What the exercise asks:
Transcribe the lines below verbatim, skipping the images.

Supplied information:

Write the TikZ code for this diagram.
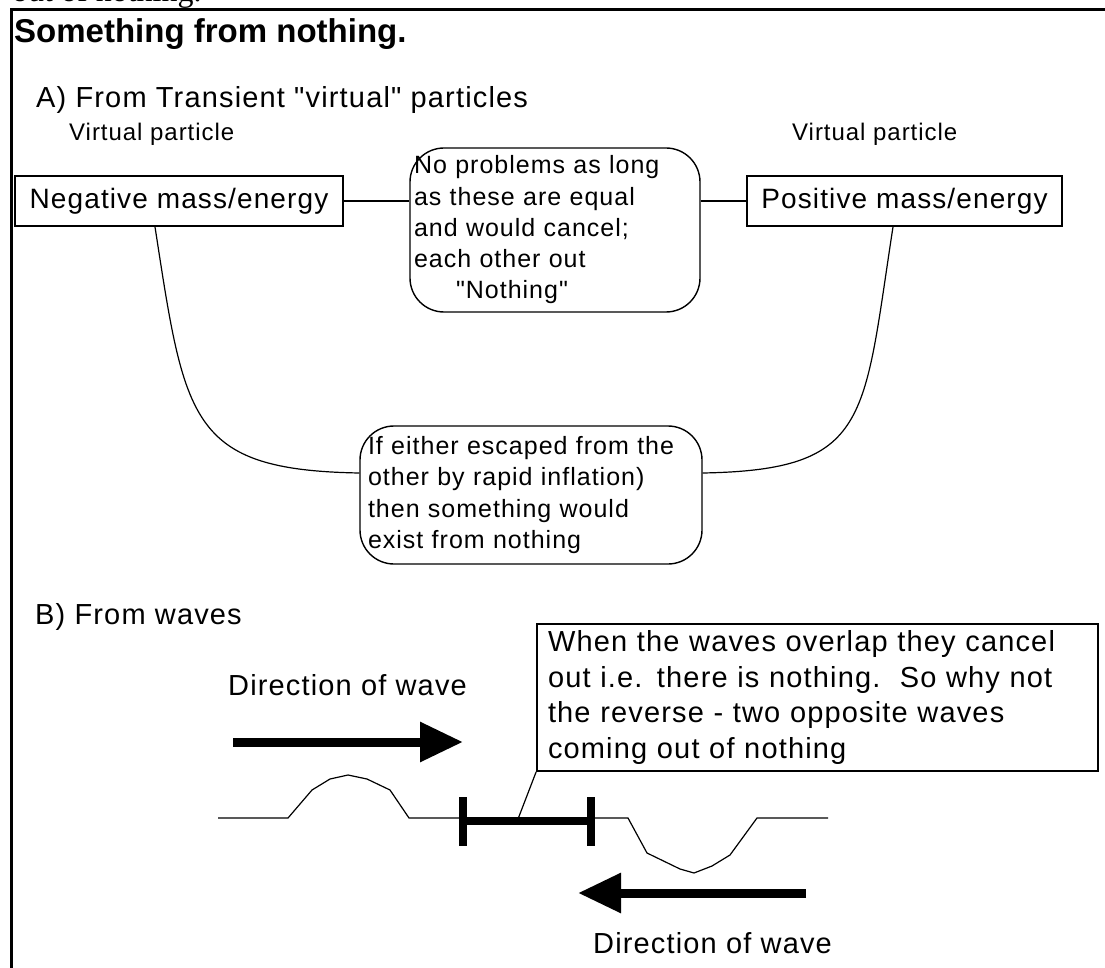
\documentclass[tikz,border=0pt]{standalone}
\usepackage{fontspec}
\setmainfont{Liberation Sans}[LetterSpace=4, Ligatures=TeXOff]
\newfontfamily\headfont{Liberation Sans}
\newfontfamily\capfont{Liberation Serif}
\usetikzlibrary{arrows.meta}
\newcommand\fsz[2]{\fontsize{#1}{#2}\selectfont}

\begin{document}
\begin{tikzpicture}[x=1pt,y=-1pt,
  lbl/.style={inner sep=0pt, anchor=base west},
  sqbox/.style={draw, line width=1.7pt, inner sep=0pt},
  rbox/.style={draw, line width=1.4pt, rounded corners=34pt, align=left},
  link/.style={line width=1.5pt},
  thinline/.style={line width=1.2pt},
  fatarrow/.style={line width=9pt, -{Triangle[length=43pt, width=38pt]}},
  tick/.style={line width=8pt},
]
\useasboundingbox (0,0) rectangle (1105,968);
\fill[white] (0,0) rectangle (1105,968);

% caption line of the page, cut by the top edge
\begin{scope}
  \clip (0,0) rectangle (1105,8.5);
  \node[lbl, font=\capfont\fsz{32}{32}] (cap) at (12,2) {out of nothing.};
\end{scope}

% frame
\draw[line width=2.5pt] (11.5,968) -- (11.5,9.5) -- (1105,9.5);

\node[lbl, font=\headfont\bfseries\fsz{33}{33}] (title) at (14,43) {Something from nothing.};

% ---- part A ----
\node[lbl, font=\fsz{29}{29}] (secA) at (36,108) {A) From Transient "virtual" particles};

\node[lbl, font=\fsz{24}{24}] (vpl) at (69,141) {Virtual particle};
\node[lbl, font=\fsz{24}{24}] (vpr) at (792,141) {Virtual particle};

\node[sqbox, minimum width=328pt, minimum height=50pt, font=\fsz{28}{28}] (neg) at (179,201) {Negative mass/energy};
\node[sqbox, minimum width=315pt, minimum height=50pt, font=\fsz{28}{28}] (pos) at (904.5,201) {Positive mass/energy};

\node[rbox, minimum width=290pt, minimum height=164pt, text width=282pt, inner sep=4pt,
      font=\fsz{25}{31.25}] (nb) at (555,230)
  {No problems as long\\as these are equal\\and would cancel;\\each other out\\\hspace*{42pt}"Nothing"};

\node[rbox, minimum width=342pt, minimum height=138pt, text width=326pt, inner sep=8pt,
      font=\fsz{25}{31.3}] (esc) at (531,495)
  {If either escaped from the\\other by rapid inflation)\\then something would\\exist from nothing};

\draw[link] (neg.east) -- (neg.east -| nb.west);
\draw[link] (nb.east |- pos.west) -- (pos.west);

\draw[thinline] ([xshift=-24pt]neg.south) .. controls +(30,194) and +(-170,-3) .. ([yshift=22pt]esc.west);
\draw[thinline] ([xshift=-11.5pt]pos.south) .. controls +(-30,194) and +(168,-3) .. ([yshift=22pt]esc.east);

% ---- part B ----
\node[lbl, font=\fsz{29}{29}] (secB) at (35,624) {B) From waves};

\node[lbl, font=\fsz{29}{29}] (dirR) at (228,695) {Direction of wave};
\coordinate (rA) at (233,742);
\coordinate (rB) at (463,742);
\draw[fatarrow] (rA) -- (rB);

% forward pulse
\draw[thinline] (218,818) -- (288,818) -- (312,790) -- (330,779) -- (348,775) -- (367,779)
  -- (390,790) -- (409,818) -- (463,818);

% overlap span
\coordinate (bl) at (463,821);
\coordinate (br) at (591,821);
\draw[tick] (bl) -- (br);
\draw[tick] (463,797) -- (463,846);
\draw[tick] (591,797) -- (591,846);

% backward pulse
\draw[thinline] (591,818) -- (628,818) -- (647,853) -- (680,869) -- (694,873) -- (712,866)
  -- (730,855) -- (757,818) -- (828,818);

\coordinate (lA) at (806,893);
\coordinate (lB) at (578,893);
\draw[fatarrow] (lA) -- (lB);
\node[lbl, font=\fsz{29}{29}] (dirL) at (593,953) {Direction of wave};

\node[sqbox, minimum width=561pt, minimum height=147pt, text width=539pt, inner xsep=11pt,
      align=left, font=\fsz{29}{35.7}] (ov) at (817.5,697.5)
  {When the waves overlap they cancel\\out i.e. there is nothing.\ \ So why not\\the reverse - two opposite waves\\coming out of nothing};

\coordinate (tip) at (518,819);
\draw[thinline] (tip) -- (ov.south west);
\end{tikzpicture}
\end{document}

Output of the exercise:
Write the TikZ code for this diagram.
\documentclass[tikz,border=0pt]{standalone}
\usepackage{fontspec}
\setmainfont{Liberation Sans}[LetterSpace=4, Ligatures=TeXOff]
\newfontfamily\headfont{Liberation Sans}
\newfontfamily\capfont{Liberation Serif}
\usetikzlibrary{arrows.meta}
\newcommand\fsz[2]{\fontsize{#1}{#2}\selectfont}

\begin{document}
\begin{tikzpicture}[x=1pt,y=-1pt,
  lbl/.style={inner sep=0pt, anchor=base west},
  sqbox/.style={draw, line width=1.7pt, inner sep=0pt},
  rbox/.style={draw, line width=1.4pt, rounded corners=34pt, align=left},
  link/.style={line width=1.5pt},
  thinline/.style={line width=1.2pt},
  fatarrow/.style={line width=9pt, -{Triangle[length=43pt, width=38pt]}},
  tick/.style={line width=8pt},
]
\useasboundingbox (0,0) rectangle (1105,968);
\fill[white] (0,0) rectangle (1105,968);

% caption line of the page, cut by the top edge
\begin{scope}
  \clip (0,0) rectangle (1105,8.5);
  \node[lbl, font=\capfont\fsz{32}{32}] (cap) at (12,2) {out of nothing.};
\end{scope}

% frame
\draw[line width=2.5pt] (11.5,968) -- (11.5,9.5) -- (1105,9.5);

\node[lbl, font=\headfont\bfseries\fsz{33}{33}] (title) at (14,43) {Something from nothing.};

% ---- part A ----
\node[lbl, font=\fsz{29}{29}] (secA) at (36,108) {A) From Transient "virtual" particles};

\node[lbl, font=\fsz{24}{24}] (vpl) at (69,141) {Virtual particle};
\node[lbl, font=\fsz{24}{24}] (vpr) at (792,141) {Virtual particle};

\node[sqbox, minimum width=328pt, minimum height=50pt, font=\fsz{28}{28}] (neg) at (179,201) {Negative mass/energy};
\node[sqbox, minimum width=315pt, minimum height=50pt, font=\fsz{28}{28}] (pos) at (904.5,201) {Positive mass/energy};

\node[rbox, minimum width=290pt, minimum height=164pt, text width=282pt, inner sep=4pt,
      font=\fsz{25}{31.25}] (nb) at (555,230)
  {No problems as long\\as these are equal\\and would cancel;\\each other out\\\hspace*{42pt}"Nothing"};

\node[rbox, minimum width=342pt, minimum height=138pt, text width=326pt, inner sep=8pt,
      font=\fsz{25}{31.3}] (esc) at (531,495)
  {If either escaped from the\\other by rapid inflation)\\then something would\\exist from nothing};

\draw[link] (neg.east) -- (neg.east -| nb.west);
\draw[link] (nb.east |- pos.west) -- (pos.west);

\draw[thinline] ([xshift=-24pt]neg.south) .. controls +(30,194) and +(-170,-3) .. ([yshift=22pt]esc.west);
\draw[thinline] ([xshift=-11.5pt]pos.south) .. controls +(-30,194) and +(168,-3) .. ([yshift=22pt]esc.east);

% ---- part B ----
\node[lbl, font=\fsz{29}{29}] (secB) at (35,624) {B) From waves};

\node[lbl, font=\fsz{29}{29}] (dirR) at (228,695) {Direction of wave};
\coordinate (rA) at (233,742);
\coordinate (rB) at (463,742);
\draw[fatarrow] (rA) -- (rB);

% forward pulse
\draw[thinline] (218,818) -- (288,818) -- (312,790) -- (330,779) -- (348,775) -- (367,779)
  -- (390,790) -- (409,818) -- (463,818);

% overlap span
\coordinate (bl) at (463,821);
\coordinate (br) at (591,821);
\draw[tick] (bl) -- (br);
\draw[tick] (463,797) -- (463,846);
\draw[tick] (591,797) -- (591,846);

% backward pulse
\draw[thinline] (591,818) -- (628,818) -- (647,853) -- (680,869) -- (694,873) -- (712,866)
  -- (730,855) -- (757,818) -- (828,818);

\coordinate (lA) at (806,893);
\coordinate (lB) at (578,893);
\draw[fatarrow] (lA) -- (lB);
\node[lbl, font=\fsz{29}{29}] (dirL) at (593,953) {Direction of wave};

\node[sqbox, minimum width=561pt, minimum height=147pt, text width=539pt, inner xsep=11pt,
      align=left, font=\fsz{29}{35.7}] (ov) at (817.5,697.5)
  {When the waves overlap they cancel\\out i.e. there is nothing.\ \ So why not\\the reverse - two opposite waves\\coming out of nothing};

\coordinate (tip) at (518,819);
\draw[thinline] (tip) -- (ov.south west);
\end{tikzpicture}
\end{document}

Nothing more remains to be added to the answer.